* PROBLEM REQUIREMENTS
Leave out the pictures and return every entry exactly as it appears.

* ENTRIES
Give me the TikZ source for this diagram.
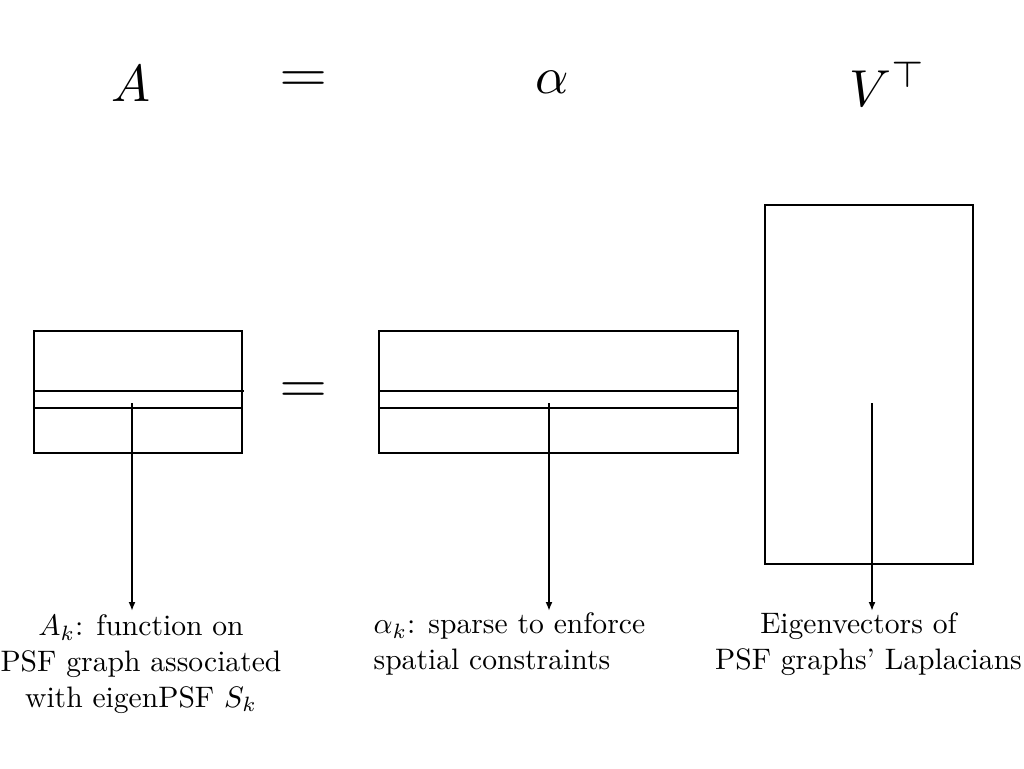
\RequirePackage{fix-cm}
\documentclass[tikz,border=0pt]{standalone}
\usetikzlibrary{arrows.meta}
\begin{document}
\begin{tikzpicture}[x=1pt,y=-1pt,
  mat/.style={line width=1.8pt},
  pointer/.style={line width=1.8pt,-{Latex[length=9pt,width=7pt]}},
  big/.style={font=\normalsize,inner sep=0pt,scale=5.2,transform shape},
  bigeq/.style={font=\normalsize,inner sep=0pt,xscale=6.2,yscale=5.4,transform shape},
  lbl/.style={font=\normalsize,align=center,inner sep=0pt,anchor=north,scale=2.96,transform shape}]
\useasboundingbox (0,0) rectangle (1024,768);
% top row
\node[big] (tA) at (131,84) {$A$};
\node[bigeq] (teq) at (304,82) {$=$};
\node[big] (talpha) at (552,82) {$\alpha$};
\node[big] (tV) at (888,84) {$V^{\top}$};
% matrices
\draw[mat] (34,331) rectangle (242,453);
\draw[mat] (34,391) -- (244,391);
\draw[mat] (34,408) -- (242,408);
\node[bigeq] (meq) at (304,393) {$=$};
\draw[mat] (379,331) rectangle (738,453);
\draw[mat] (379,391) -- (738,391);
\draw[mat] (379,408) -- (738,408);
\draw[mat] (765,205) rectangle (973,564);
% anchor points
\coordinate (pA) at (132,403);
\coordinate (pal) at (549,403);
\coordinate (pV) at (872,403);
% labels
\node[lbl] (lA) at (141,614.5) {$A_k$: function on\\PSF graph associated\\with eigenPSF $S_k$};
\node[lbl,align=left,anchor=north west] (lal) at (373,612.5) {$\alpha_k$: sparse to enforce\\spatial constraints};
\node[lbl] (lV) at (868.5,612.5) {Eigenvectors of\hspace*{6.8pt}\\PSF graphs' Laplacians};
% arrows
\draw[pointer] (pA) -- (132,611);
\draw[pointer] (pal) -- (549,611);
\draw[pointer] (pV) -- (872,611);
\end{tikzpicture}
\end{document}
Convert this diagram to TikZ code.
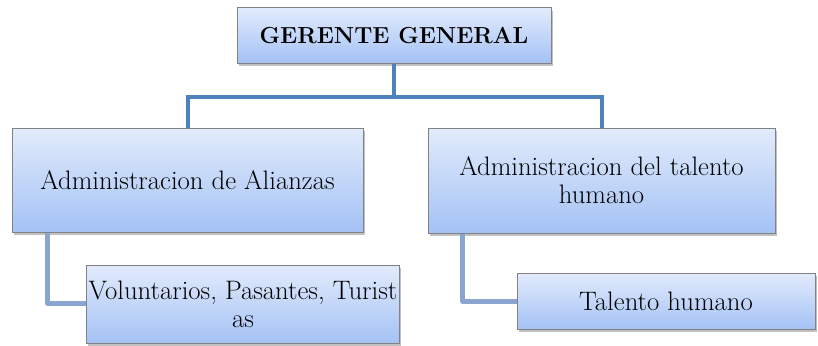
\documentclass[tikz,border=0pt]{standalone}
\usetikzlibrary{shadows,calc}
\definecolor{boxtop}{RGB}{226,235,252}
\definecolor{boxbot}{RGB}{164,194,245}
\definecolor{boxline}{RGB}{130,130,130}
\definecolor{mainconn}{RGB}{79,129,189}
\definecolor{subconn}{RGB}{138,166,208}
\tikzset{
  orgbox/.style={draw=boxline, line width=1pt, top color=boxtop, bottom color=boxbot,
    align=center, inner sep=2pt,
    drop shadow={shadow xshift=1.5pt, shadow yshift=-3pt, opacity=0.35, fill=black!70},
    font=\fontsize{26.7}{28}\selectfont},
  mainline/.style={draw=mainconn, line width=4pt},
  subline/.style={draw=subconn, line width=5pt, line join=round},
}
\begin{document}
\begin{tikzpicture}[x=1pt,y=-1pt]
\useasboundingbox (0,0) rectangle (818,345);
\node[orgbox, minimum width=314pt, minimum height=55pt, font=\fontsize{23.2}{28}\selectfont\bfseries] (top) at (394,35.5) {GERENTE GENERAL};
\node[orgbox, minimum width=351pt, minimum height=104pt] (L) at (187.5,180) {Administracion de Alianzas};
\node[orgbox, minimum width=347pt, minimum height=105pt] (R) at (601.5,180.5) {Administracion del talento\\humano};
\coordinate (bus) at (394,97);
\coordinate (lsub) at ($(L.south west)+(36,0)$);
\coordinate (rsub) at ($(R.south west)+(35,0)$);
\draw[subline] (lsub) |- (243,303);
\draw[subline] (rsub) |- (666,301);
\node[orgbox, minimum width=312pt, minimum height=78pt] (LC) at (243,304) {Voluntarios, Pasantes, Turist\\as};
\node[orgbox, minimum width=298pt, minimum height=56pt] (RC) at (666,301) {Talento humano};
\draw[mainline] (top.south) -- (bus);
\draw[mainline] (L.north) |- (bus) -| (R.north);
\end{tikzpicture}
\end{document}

* OUTPUT FOR THIS TASK
Give me the TikZ source for this diagram.
\RequirePackage{fix-cm}
\documentclass[tikz,border=0pt]{standalone}
\usetikzlibrary{arrows.meta}
\begin{document}
\begin{tikzpicture}[x=1pt,y=-1pt,
  mat/.style={line width=1.8pt},
  pointer/.style={line width=1.8pt,-{Latex[length=9pt,width=7pt]}},
  big/.style={font=\normalsize,inner sep=0pt,scale=5.2,transform shape},
  bigeq/.style={font=\normalsize,inner sep=0pt,xscale=6.2,yscale=5.4,transform shape},
  lbl/.style={font=\normalsize,align=center,inner sep=0pt,anchor=north,scale=2.96,transform shape}]
\useasboundingbox (0,0) rectangle (1024,768);
% top row
\node[big] (tA) at (131,84) {$A$};
\node[bigeq] (teq) at (304,82) {$=$};
\node[big] (talpha) at (552,82) {$\alpha$};
\node[big] (tV) at (888,84) {$V^{\top}$};
% matrices
\draw[mat] (34,331) rectangle (242,453);
\draw[mat] (34,391) -- (244,391);
\draw[mat] (34,408) -- (242,408);
\node[bigeq] (meq) at (304,393) {$=$};
\draw[mat] (379,331) rectangle (738,453);
\draw[mat] (379,391) -- (738,391);
\draw[mat] (379,408) -- (738,408);
\draw[mat] (765,205) rectangle (973,564);
% anchor points
\coordinate (pA) at (132,403);
\coordinate (pal) at (549,403);
\coordinate (pV) at (872,403);
% labels
\node[lbl] (lA) at (141,614.5) {$A_k$: function on\\PSF graph associated\\with eigenPSF $S_k$};
\node[lbl,align=left,anchor=north west] (lal) at (373,612.5) {$\alpha_k$: sparse to enforce\\spatial constraints};
\node[lbl] (lV) at (868.5,612.5) {Eigenvectors of\hspace*{6.8pt}\\PSF graphs' Laplacians};
% arrows
\draw[pointer] (pA) -- (132,611);
\draw[pointer] (pal) -- (549,611);
\draw[pointer] (pV) -- (872,611);
\end{tikzpicture}
\end{document}
Convert this diagram to TikZ code.
\documentclass[tikz,border=0pt]{standalone}
\usetikzlibrary{shadows,calc}
\definecolor{boxtop}{RGB}{226,235,252}
\definecolor{boxbot}{RGB}{164,194,245}
\definecolor{boxline}{RGB}{130,130,130}
\definecolor{mainconn}{RGB}{79,129,189}
\definecolor{subconn}{RGB}{138,166,208}
\tikzset{
  orgbox/.style={draw=boxline, line width=1pt, top color=boxtop, bottom color=boxbot,
    align=center, inner sep=2pt,
    drop shadow={shadow xshift=1.5pt, shadow yshift=-3pt, opacity=0.35, fill=black!70},
    font=\fontsize{26.7}{28}\selectfont},
  mainline/.style={draw=mainconn, line width=4pt},
  subline/.style={draw=subconn, line width=5pt, line join=round},
}
\begin{document}
\begin{tikzpicture}[x=1pt,y=-1pt]
\useasboundingbox (0,0) rectangle (818,345);
\node[orgbox, minimum width=314pt, minimum height=55pt, font=\fontsize{23.2}{28}\selectfont\bfseries] (top) at (394,35.5) {GERENTE GENERAL};
\node[orgbox, minimum width=351pt, minimum height=104pt] (L) at (187.5,180) {Administracion de Alianzas};
\node[orgbox, minimum width=347pt, minimum height=105pt] (R) at (601.5,180.5) {Administracion del talento\\humano};
\coordinate (bus) at (394,97);
\coordinate (lsub) at ($(L.south west)+(36,0)$);
\coordinate (rsub) at ($(R.south west)+(35,0)$);
\draw[subline] (lsub) |- (243,303);
\draw[subline] (rsub) |- (666,301);
\node[orgbox, minimum width=312pt, minimum height=78pt] (LC) at (243,304) {Voluntarios, Pasantes, Turist\\as};
\node[orgbox, minimum width=298pt, minimum height=56pt] (RC) at (666,301) {Talento humano};
\draw[mainline] (top.south) -- (bus);
\draw[mainline] (L.north) |- (bus) -| (R.north);
\end{tikzpicture}
\end{document}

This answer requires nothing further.